**EXERCISE PROMPT**
Return the material exactly as supplied, apart from the pictures, which are omitted.

•••

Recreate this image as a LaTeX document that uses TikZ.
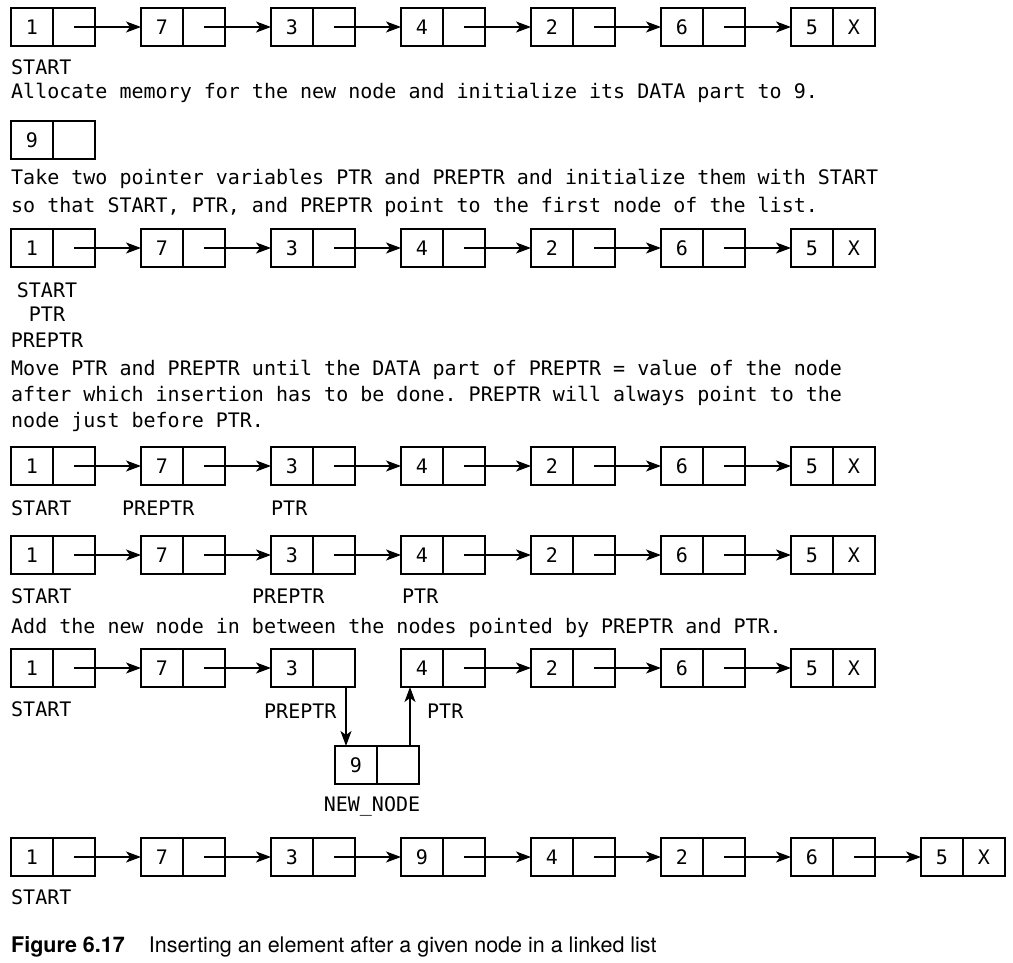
\documentclass[tikz,border=0pt]{standalone}
\usepackage{fontspec}
\setmonofont{DejaVu Sans Mono}
\newfontfamily\capfont{TeX Gyre Heros}
\usetikzlibrary{arrows.meta,positioning}
\newcommand{\monotext}{\ttfamily\fontsize{20}{24}\selectfont}
\newcommand{\makelist}[4]{
	\foreach \v [count=\i, remember=\i as \last (initially 0)] in {#4} {
		\node[cell] (d-#1-\i) at ({#2+21+130*(\i-1)},#3) {\v};
		\node[cell, right=0pt of d-#1-\i] (p-#1-\i) {};
		\ifnum\i>1 \draw[link] (p-#1-\last.center) -- (d-#1-\i.west); \fi
	}
}

\begin{document}
\begin{tikzpicture}[x=1pt,y=-1pt,
	cell/.style={draw, line width=1.2pt, minimum width=42pt, minimum height=38pt,
		inner sep=0pt, outer sep=0pt, font=\monotext},
	link/.style={line width=1.2pt, -{Stealth[length=15pt,width=11pt,inset=4pt]}},
	txt/.style={anchor=base west, inner sep=0pt, font=\monotext},
	ctxt/.style={anchor=base, inner sep=0pt, font=\monotext}]
	\useasboundingbox (0,0) rectangle (1013,963);

	\makelist{a}{11}{27}{1,7,3,4,2,6,5}
	\node[font=\monotext] (x-a) at (p-a-7) {X};
	\node[txt] (start-a) at (11,75) {START};
	\node[txt] (line-1) at (11,99) {Allocate memory for the new node and initialize its DATA part to 9.};

	\makelist{new}{11}{140}{9}
	\node[txt] (line-2) at (11,185) {Take two pointer variables PTR and PREPTR and initialize them with START};
	\node[txt] (line-3) at (11,212) {so that START, PTR, and PREPTR point to the first node of the list.};

	\makelist{b}{11}{248}{1,7,3,4,2,6,5}
	\node[font=\monotext] (x-b) at (p-b-7) {X};
	\node[ctxt] (start-b) at (47,297) {START};
	\node[ctxt] (ptr-b) at (47,321) {PTR};
	\node[ctxt] (preptr-b) at (47,347) {PREPTR};
	\node[txt] (line-4) at (11,375) {Move PTR and PREPTR until the DATA part of PREPTR = value of the node};
	\node[txt] (line-5) at (11,401) {after which insertion has to be done. PREPTR will always point to the};
	\node[txt] (line-6) at (11,427) {node just before PTR.};

	\makelist{c}{11}{466}{1,7,3,4,2,6,5}
	\node[font=\monotext] (x-c) at (p-c-7) {X};
	\node[txt] (start-c) at (11,515) {START};
	\node[txt] (preptr-c) at (122,515) {PREPTR};
	\node[txt] (ptr-c) at (271,515) {PTR};

	\makelist{d}{11}{555}{1,7,3,4,2,6,5}
	\node[font=\monotext] (x-d) at (p-d-7) {X};
	\node[txt] (start-d) at (11,603) {START};
	\node[txt] (preptr-d) at (252,603) {PREPTR};
	\node[txt] (ptr-d) at (402,603) {PTR};
	\node[txt] (line-7) at (11,633) {Add the new node in between the nodes pointed by PREPTR and PTR.};

	% list cut open between 3 and 4
	\makelist{e}{11}{668}{1,7,3}
	\makelist{f}{401}{668}{4,2,6,5}
	\node[font=\monotext] (x-f) at (p-f-4) {X};
	\node[txt] (start-e) at (11,716) {START};
	\node[txt] (preptr-e) at (264,718) {PREPTR};
	\node[txt] (ptr-e) at (427,718) {PTR};

	\makelist{g}{335}{765}{9}
	\node[ctxt] (newnode) at (372,811) {NEW\_NODE};
	\draw[link] ([xshift=12pt]p-e-3.south) -- ([xshift=12pt]p-e-3.south |- d-g-1.north);
	\draw[link] ([xshift=12pt]p-g-1.north) -- ([xshift=12pt]p-g-1.north |- d-f-1.south);

	\makelist{h}{11}{857}{1,7,3,9,4,2,6,5}
	\node[font=\monotext] (x-h) at (p-h-8) {X};
	\node[txt] (start-h) at (11,904) {START};

	\node[anchor=base west, inner sep=0pt, font=\capfont\fontsize{21.5}{26}\selectfont] (caption) at (11,952)
		{\textbf{Figure 6.17}\hspace{24pt}Inserting an element after a given node in a linked list};
\end{tikzpicture}
\end{document}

•••

**EXERCISE ANSWER**
Recreate this image as a LaTeX document that uses TikZ.
\documentclass[tikz,border=0pt]{standalone}
\usepackage{fontspec}
\setmonofont{DejaVu Sans Mono}
\newfontfamily\capfont{TeX Gyre Heros}
\usetikzlibrary{arrows.meta,positioning}
\newcommand{\monotext}{\ttfamily\fontsize{20}{24}\selectfont}
\newcommand{\makelist}[4]{
	\foreach \v [count=\i, remember=\i as \last (initially 0)] in {#4} {
		\node[cell] (d-#1-\i) at ({#2+21+130*(\i-1)},#3) {\v};
		\node[cell, right=0pt of d-#1-\i] (p-#1-\i) {};
		\ifnum\i>1 \draw[link] (p-#1-\last.center) -- (d-#1-\i.west); \fi
	}
}

\begin{document}
\begin{tikzpicture}[x=1pt,y=-1pt,
	cell/.style={draw, line width=1.2pt, minimum width=42pt, minimum height=38pt,
		inner sep=0pt, outer sep=0pt, font=\monotext},
	link/.style={line width=1.2pt, -{Stealth[length=15pt,width=11pt,inset=4pt]}},
	txt/.style={anchor=base west, inner sep=0pt, font=\monotext},
	ctxt/.style={anchor=base, inner sep=0pt, font=\monotext}]
	\useasboundingbox (0,0) rectangle (1013,963);

	\makelist{a}{11}{27}{1,7,3,4,2,6,5}
	\node[font=\monotext] (x-a) at (p-a-7) {X};
	\node[txt] (start-a) at (11,75) {START};
	\node[txt] (line-1) at (11,99) {Allocate memory for the new node and initialize its DATA part to 9.};

	\makelist{new}{11}{140}{9}
	\node[txt] (line-2) at (11,185) {Take two pointer variables PTR and PREPTR and initialize them with START};
	\node[txt] (line-3) at (11,212) {so that START, PTR, and PREPTR point to the first node of the list.};

	\makelist{b}{11}{248}{1,7,3,4,2,6,5}
	\node[font=\monotext] (x-b) at (p-b-7) {X};
	\node[ctxt] (start-b) at (47,297) {START};
	\node[ctxt] (ptr-b) at (47,321) {PTR};
	\node[ctxt] (preptr-b) at (47,347) {PREPTR};
	\node[txt] (line-4) at (11,375) {Move PTR and PREPTR until the DATA part of PREPTR = value of the node};
	\node[txt] (line-5) at (11,401) {after which insertion has to be done. PREPTR will always point to the};
	\node[txt] (line-6) at (11,427) {node just before PTR.};

	\makelist{c}{11}{466}{1,7,3,4,2,6,5}
	\node[font=\monotext] (x-c) at (p-c-7) {X};
	\node[txt] (start-c) at (11,515) {START};
	\node[txt] (preptr-c) at (122,515) {PREPTR};
	\node[txt] (ptr-c) at (271,515) {PTR};

	\makelist{d}{11}{555}{1,7,3,4,2,6,5}
	\node[font=\monotext] (x-d) at (p-d-7) {X};
	\node[txt] (start-d) at (11,603) {START};
	\node[txt] (preptr-d) at (252,603) {PREPTR};
	\node[txt] (ptr-d) at (402,603) {PTR};
	\node[txt] (line-7) at (11,633) {Add the new node in between the nodes pointed by PREPTR and PTR.};

	% list cut open between 3 and 4
	\makelist{e}{11}{668}{1,7,3}
	\makelist{f}{401}{668}{4,2,6,5}
	\node[font=\monotext] (x-f) at (p-f-4) {X};
	\node[txt] (start-e) at (11,716) {START};
	\node[txt] (preptr-e) at (264,718) {PREPTR};
	\node[txt] (ptr-e) at (427,718) {PTR};

	\makelist{g}{335}{765}{9}
	\node[ctxt] (newnode) at (372,811) {NEW\_NODE};
	\draw[link] ([xshift=12pt]p-e-3.south) -- ([xshift=12pt]p-e-3.south |- d-g-1.north);
	\draw[link] ([xshift=12pt]p-g-1.north) -- ([xshift=12pt]p-g-1.north |- d-f-1.south);

	\makelist{h}{11}{857}{1,7,3,9,4,2,6,5}
	\node[font=\monotext] (x-h) at (p-h-8) {X};
	\node[txt] (start-h) at (11,904) {START};

	\node[anchor=base west, inner sep=0pt, font=\capfont\fontsize{21.5}{26}\selectfont] (caption) at (11,952)
		{\textbf{Figure 6.17}\hspace{24pt}Inserting an element after a given node in a linked list};
\end{tikzpicture}
\end{document}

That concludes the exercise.